One evening I rode into an encampment of savages who were celebrating a feast. About fifty specially-decked-out Indians were standing in a circle, and one of the number had a large and very noisy rattle, with which he kept time to the chant of Há há há há há! ú ú ú ú ú! ó ó ó óó! aú aú aú aú aú! The lurid lights of the fires burning all around lit up this truly savage scene. The witch-doctor, the old fakir named "Father of Kittens," came to me and looked me through and through with his piercing eyes. I was given the rattle, and, although very tired, had to keep up a constant din, while my wild companions bent their bodies in strange contortions. In the centre of the ring was a woman with a lighted pipe in her hand. She passed this from one to another and pushed it into the mouth of each one, who had "a draw." My turn came, and lo! the pipe was thrust between my teeth, and the din went on: Há há! ú ú! ó ó! aú aú! This feast lasted three nights and two days, but the music was not varied, and neither man nor woman seemed to sleep or rest. Food was cooking at the different fires, attended by the women, but my share was only a roasted fox's head! The animal was laid on the wood, with skin, head and legs still attached, and the whole was burnt black. I was very hungry, and ate my portion thankfully. Christopher North said: "There's a deal of fine confused feeding about a sheep's head," and so I found with the fox's. Truly, as the Indian says, "hunger is a very big man."
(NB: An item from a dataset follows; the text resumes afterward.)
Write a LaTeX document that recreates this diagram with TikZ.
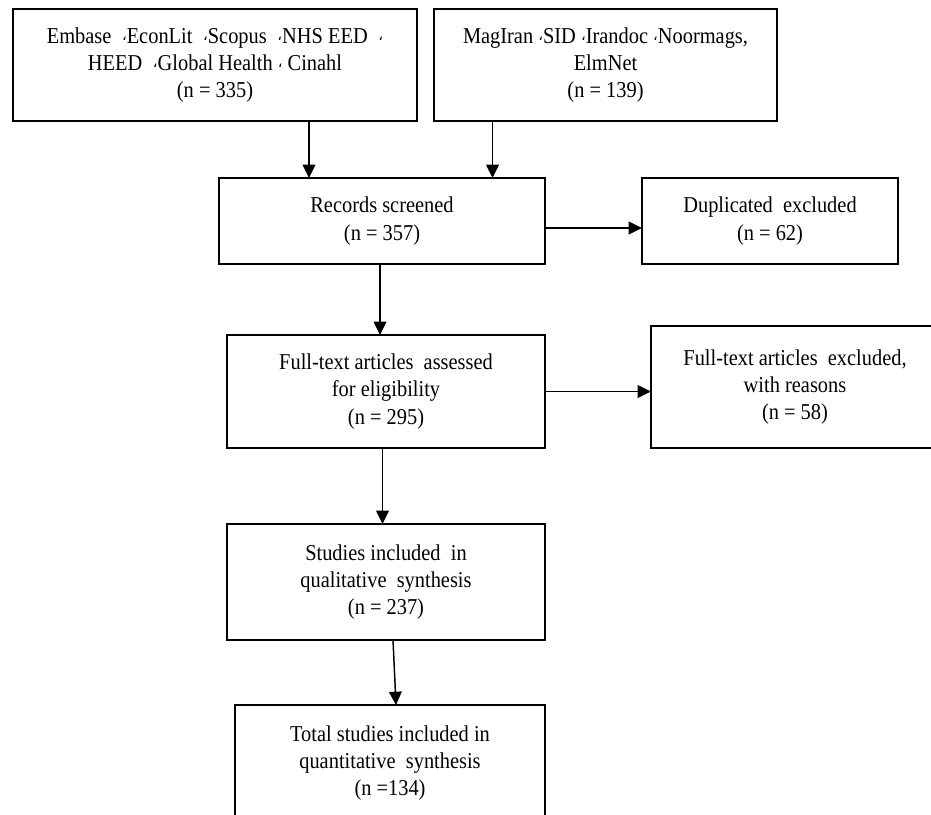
\documentclass[tikz,border=0pt]{standalone}
\usepackage{fontspec}
\setmainfont[FakeStretch=0.9]{Liberation Serif}
\newfontfamily\arabicfont[Script=Arabic]{DejaVu Sans}
\usetikzlibrary{arrows.meta}
\newcommand{\arcomma}{\raisebox{2.2pt}{\arabicfont\fontsize{11}{11}\selectfont ،}}
\newcommand{\gapw}{\hspace{8pt}}
\begin{document}
\begin{tikzpicture}[x=0.75pt,y=-0.75pt,
  box/.style={draw, line width=1pt, inner sep=0pt, outer sep=0pt, align=center,
    font=\fontsize{17}{20.5}\selectfont},
  arr/.style={-{Triangle[length=10pt,width=9.5pt]}, line width=1.1pt}]
\useasboundingbox (0,0) rectangle (931,814);
\fill[white] (0,0) rectangle (931,814);
\begin{scope}
\clip (0,0) rectangle (931,814);
\node[box, minimum width=303pt, minimum height=84pt] (b1) at (215,65)
  {Embase\gapw\arcomma EconLit\gapw\arcomma Scopus\gapw\arcomma NHS EED\gapw\arcomma\\
   HEED\gapw\arcomma Global Health\ \arcomma\ Cinahl\\(n = 335)};
\node[box, minimum width=257.25pt, minimum height=84pt] (b2) at (605.5,65)
  {MagIran \arcomma SID \arcomma Irandoc \arcomma Noormags,\\ElmNet\\(n = 139)};
\node[box, minimum width=244.5pt, minimum height=64.5pt] (rec) at (382,221)
  {Records screened\\(n = 357)};
\node[box, minimum width=192pt, minimum height=64.5pt] (dup) at (770,221)
  {Duplicated\ \ excluded\\(n = 62)};
\node[box, minimum width=238.5pt, minimum height=84.75pt] (ft) at (386,391.5)
  {Full-text articles\ \ assessed\\for eligibility\\(n = 295)};
\node[box, minimum width=216pt, minimum height=91.5pt] (exc) at (795,387)
  {Full-text articles\ \ excluded,\\with reasons\\(n = 58)};
\node[box, minimum width=238.5pt, minimum height=87pt] (st) at (386,582)
  {Studies included\ \ in\\qualitative\ \ synthesis\\(n = 237)};
\node[box, minimum width=232.5pt, minimum height=87pt] (tot) at (390,763)
  {Total studies included in\\quantitative\ \ synthesis\\(n =134)};
\coordinate (xa) at (309,0);
\coordinate (xb) at (492.5,0);
\coordinate (ya) at (0,228);
\coordinate (xc) at (380,0);
\coordinate (xd) at (382.5,0);
\coordinate (xe) at (393,0);
\coordinate (xf) at (396,0);
\draw[arr] (b1.south -| xa) -- (rec.north -| xa);
\draw[arr] (b2.south -| xb) -- (rec.north -| xb);
\draw[arr] (rec.east |- ya) -- (dup.west |- ya);
\draw[arr] (rec.south -| xc) -- (ft.north -| xc);
\draw[arr] (ft.east) -- (exc.west |- ft.east);
\draw[arr] (ft.south -| xd) -- (st.north -| xd);
\draw[arr] (st.south -| xe) -- (tot.north -| xf);
\end{scope}
\end{tikzpicture}
\end{document}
At these feasts a drum, made by stretching a serpent's skin over one of their clay pots, is loudly beaten, and the thigh-bone of an ostrich, with key-holes burned in, is a common musical instrument. From the algarroba bean an intoxicating drink is made, called ang-min, and then yells, hellish sounds and murderous blows inspire terror in the paleface guest. "It is impossible to conceive anything more wild and savage than the scene of their bivouac. Some drink till they are intoxicated, others swallow the steaming blood of slaughtered animals for their supper, and then, sick from drunkenness, they cast it up again, and are besmeared with gore and filth."